Despite the difficulties down the stretch, the team still came out of the season with multiple accolades. Goaltender Adrian Clark ’20, Foreman, O’Connor and rookie Tanner Palocsik ’23 all earned spots on All-Ivy League teams at the end of the season. 

“You don’t really go into your freshman year expecting to have as much success as I did, and to get those honors was definitely really special for me,” Palocsik said. “To have all the other guys awarded spots on the team as well just bodes well for the players that we have on our team and the talent that we had this year.”

Gaudet said that he was incredibly proud of all of his players, but he praised Palocsik in particular for his commendations during his rookie season. 

“Tanner Paloscik is this year’s version of Drew O’Connor as a freshman,” Gaudet said. “Palocsik led the country in rookie defenseman scoring, and we played fewer games than some of the schools. I think for this guy to come out of junior hockey and jump into Division I seamlessly really, he’s just a fabulous player and a really, really talented kid.”

Looking ahead to next winter, the team will be playing without nine seniors and will also lose top scorer Drew O’Connor as he heads to Pittsburgh to play in the National Hockey League for the Penguins. Some holes must be filled by returning players next season.

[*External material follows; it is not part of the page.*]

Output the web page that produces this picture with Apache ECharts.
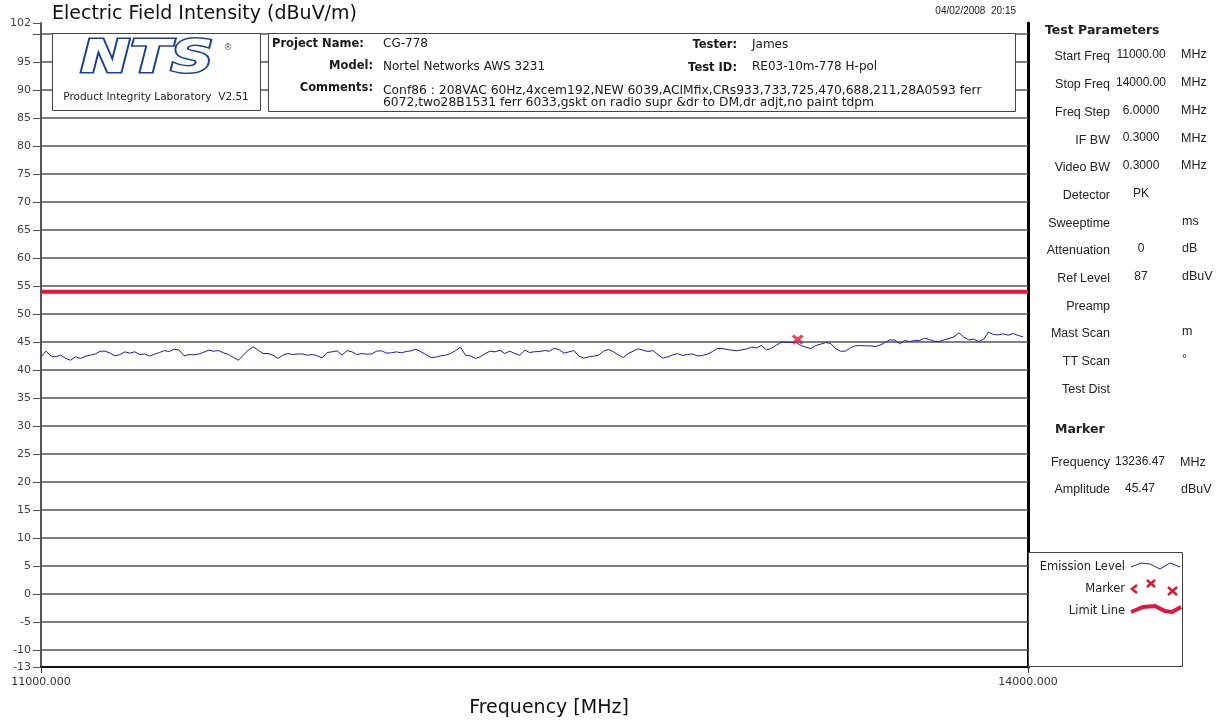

“I have no doubt that there will be guys who step up and expand their roles because there are plenty of guys that have a good number of games under their belt,” Strong said. “I just have a lot of confidence in the group for next year, especially considering that the captain is returning, Brendan Demler [’21]. Having that same leadership at the top is going to be great for the team, and I’m excited to see how they do because they had a great season here, and we can continue to improve on that.”

Gaudet is optimistic for next season, given the impressive incoming freshman class. 

“We have a really good freshman group coming in,” Gaudet said, “When we lose good players, it opens up playing time for other guys, and usually what happens is guys come and fill that void, whether it’s one guy or a couple guys, whoever picks up the slack. I feel really good with our returning guys and the incoming freshman. We’ll have a good team.”